The difference between this and a normal Face Heel Turn, is that it usually follows excessive amounts of guilt and gloom, and results not in evil, but rather madness. Still, it can probably be viewed as a sister trope. Likewise for Slowly Slipping Into Evil, since it isn't evil you slip into, but rather madness.

This is a trope specifically pertaining to murder (and insanity). Expect spoilers.

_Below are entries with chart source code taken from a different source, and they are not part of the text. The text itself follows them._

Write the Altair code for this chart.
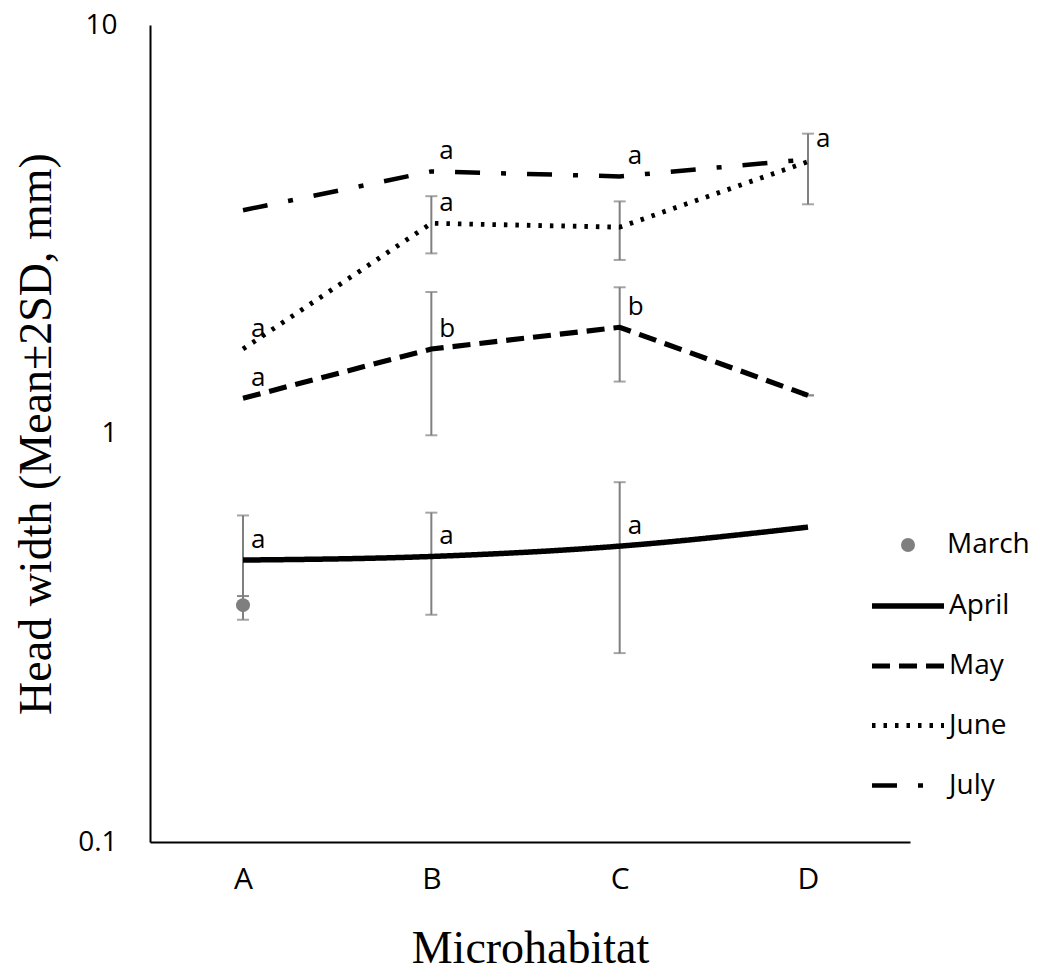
import altair as alt
import pandas as pd

# ---------------- data ----------------
sites = ["A", "B", "C", "D"]
line_months = ["April", "May", "June", "July"]

march_site = ["A"]
march_mean = [0.38]
march_lo = [0.35]
march_hi = [0.40]

april_mean = [0.49, 0.50, 0.53, 0.59]
may_mean = [1.22, 1.61, 1.82, 1.24]
june_mean = [1.61, 3.27, 3.20, 4.63]
july_mean = [3.52, 4.38, 4.26, 4.69]

err_month = ["April", "April", "April", "May", "May", "May", "June", "June", "June"]
err_site = ["A", "B", "C", "B", "C", "D", "B", "C", "D"]
err_lo = [0.40, 0.36, 0.29, 0.99, 1.34, 1.24, 2.76, 2.66, 3.64]
err_hi = [0.63, 0.64, 0.76, 2.22, 2.28, 1.24, 3.81, 3.70, 5.42]

lab_month = ["April", "April", "April", "May", "May", "May", "June", "June", "July", "July", "July"]
lab_site = ["A", "B", "C", "A", "B", "C", "A", "B", "B", "C", "D"]
lab_text = ["a", "a", "a", "a", "b", "b", "a", "a", "a", "a", "a"]

y_ticks = [0.1, 1, 10]

# ---------------- tables ----------------
series = {"April": april_mean, "May": may_mean, "June": june_mean, "July": july_mean}
lines = pd.DataFrame(
    [{"month": m, "site": s, "v": v} for m in line_months for s, v in zip(sites, series[m])]
)
errs = pd.DataFrame({"month": err_month, "site": err_site, "lo": err_lo, "hi": err_hi})
march = pd.DataFrame({"month": ["March"], "site": march_site, "v": march_mean,
                      "lo": march_lo, "hi": march_hi})
lookup = {(r.month, r.site): r.v for r in lines.itertuples()}
labels = pd.DataFrame({"month": lab_month, "site": lab_site, "text": lab_text,
                       "v": [lookup[(m, s)] for m, s in zip(lab_month, lab_site)]})

GRAY = "#7f7f7f"

x_scale = alt.Scale(type="point", domain=sites, padding=0.5177, align=0.477)
x_enc = alt.X("site:N", scale=x_scale, axis=alt.Axis(title="Microhabitat", labelAngle=0))
y_scale = alt.Scale(type="log", domain=[0.1, 10], nice=False)
y_enc = alt.Y("v:Q", scale=y_scale,
              axis=alt.Axis(title="Head width (Mean\u00b12SD, mm)", values=y_ticks, format="~g"))

dash_scale = alt.Scale(domain=line_months, range=[[1, 0], [18, 9], [3.5, 8], [25, 21, 5, 21]])
width_scale = alt.Scale(domain=line_months, range=[5.5, 4.5, 3.5, 5.5])
dash_legend = alt.Legend(title=None, orient="none", legendX=719, legendY=542,
                         symbolType="stroke", symbolSize=5184, symbolStrokeWidth=4,
                         symbolStrokeColor="black", labelOffset=2, rowPadding=7,
                         labelFontSize=28, labelFont="Open Sans", labelColor="black", padding=0)

# error bars
def err_layers(df):
    rule = alt.Chart(df).mark_rule(color=GRAY, strokeWidth=2).encode(
        x=x_enc, y=alt.Y("lo:Q", scale=y_scale), y2="hi:Q")
    lo = alt.Chart(df).mark_tick(color=GRAY, thickness=2, size=12, orient="horizontal").encode(
        x=x_enc, y=alt.Y("lo:Q", scale=y_scale))
    hi = alt.Chart(df).mark_tick(color=GRAY, thickness=2, size=12, orient="horizontal").encode(
        x=x_enc, y=alt.Y("hi:Q", scale=y_scale))
    return [rule, lo, hi]

m_point = alt.Chart(march).mark_point(filled=True, size=196, shape="circle", opacity=1).encode(
    x=x_enc, y=alt.Y("v:Q", scale=y_scale),
    color=alt.Color("month:N", scale=alt.Scale(domain=["March"], range=[GRAY]),
                    legend=alt.Legend(title=None, orient="none", legendX=744, legendY=506,
                                      symbolType="circle", symbolSize=196, labelOffset=25,
                                      labelFontSize=28, labelFont="Open Sans",
                                      labelColor="black", padding=0, symbolOpacity=1)))

def line_layer(months, interp):
    return alt.Chart(lines).transform_filter(
        alt.FieldOneOfPredicate(field="month", oneOf=months)
    ).mark_line(color="black", interpolate=interp, strokeCap="butt").encode(
        x=x_enc, y=y_enc,
        strokeDash=alt.StrokeDash("month:N", scale=dash_scale, legend=dash_legend),
        strokeWidth=alt.StrokeWidth("month:N", scale=width_scale, legend=None),
        detail="month:N",
    )

april_line = line_layer(["April"], "monotone")
other_lines = line_layer(["May", "June", "July"], "linear")

letters = alt.Chart(labels).mark_text(align="left", baseline="middle", dx=8, dy=-20,
                                      font="Open Sans", fontSize=26, color="black").encode(
    x=x_enc, y=alt.Y("v:Q", scale=y_scale), text="text:N")

chart = alt.layer(
    *err_layers(errs), *err_layers(march),
    april_line, other_lines, m_point, letters
).properties(
    width=760, height=817,
    autosize=alt.AutoSizeParams(type="none"),
    padding={"left": 142, "top": 17, "right": 134, "bottom": 130},
).configure_view(stroke=None).configure_axis(
    grid=False, ticks=False, domainColor="black", domainWidth=2,
    labelFont="Open Sans", labelFontSize=30, labelColor="black",
    titleFont="Liberation Serif", titleFontSize=46, titleFontWeight="normal", titleColor="black",
).configure_axisX(labelPadding=22, titlePadding=32).configure_axisY(
    labelPadding=33, titlePadding=17, labelFontSize=28
)

chart.save("out.html", embed_options={"renderer": "svg", "actions": False})
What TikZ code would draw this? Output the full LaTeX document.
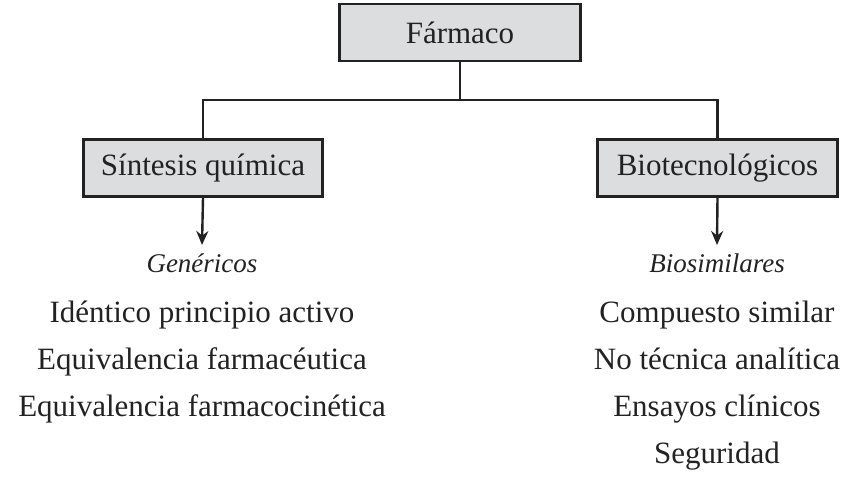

Examples of Murder Makes You Crazy include:


Anime and Manga

  • In Cage of Eden, this is what breaks the ace, Kouhei, combined with a series of misunderstandings and some light brain damage.
  • Light Yagami of Death Note, in the anime only. He's an ordinary school student until he write the first name. After that, he develops delusions of grandeur and wants to cleanse the world of evil (leaving himself as the only evil person, as Ryuuk points out). In the manga, this first target is skipped over, showing instead Ryuuk showing up after he's already killed numerous targets.

Comic Books

  • In the Post-Crisis universe, Superman is forced to kill three Kryptonian criminals that wiped out an alternate version of Earth. Since there are no longer any officials to sentence them, Superman appoints himself Judge, Jury, and Executioner and uses kryptonite (keeping himself in a Kryptonite-Proof Suit of course) to kill them. Superman was later so emotionally disturbed about this that he developed a Split Personality that took the form of an extreme Nineties Anti-Hero.

Film

Ash: (Talking to mirror) I'm fine...I'm fine...
(His reflection lunges out of the mirror at him.)
Mirror Ash: I don't think so. We just cut up our girlfriend with a chainsaw. Does that sound "fine"?!

Literature

  • Used in Dresden Files and the reason for the First Rule - magic is an expression of will given form so using it to kill someone is particularly warping.
  • Both Macbeth and his wife has this happen to them after their murder of Duncan.

Video Games

  • In Fahrenheit (2005 video game), Lucas thinks that he is going crazy after (unwillingly) murdering a man but it is later revealed that his mind has been manipulated and damaged by one of the villains all along.
  • Oracle of Tao has Ambrosia who is more or less a little crazy already (being a Mood Swinger Sugar and Ice Personality with a Literal Split Personality), but in a Bad Ending she goes noticeably over the edge after killing an angel. She starts talking about "balancing the scales" (which, since she created the universe from a Dream Apocalypse, means basically destroying everything), and goes on a homicidal rampage, even killing her own party.

Real Life

  • There may be some Truth in Television, in the cases of crimes of passion. More research would be needed though.
  • There is an actual condition called Post Traumatic Stress Disorder, which happens mainly to ex-soldiers, and is pretty much the Real Life basis for the Shell-Shocked Veteran.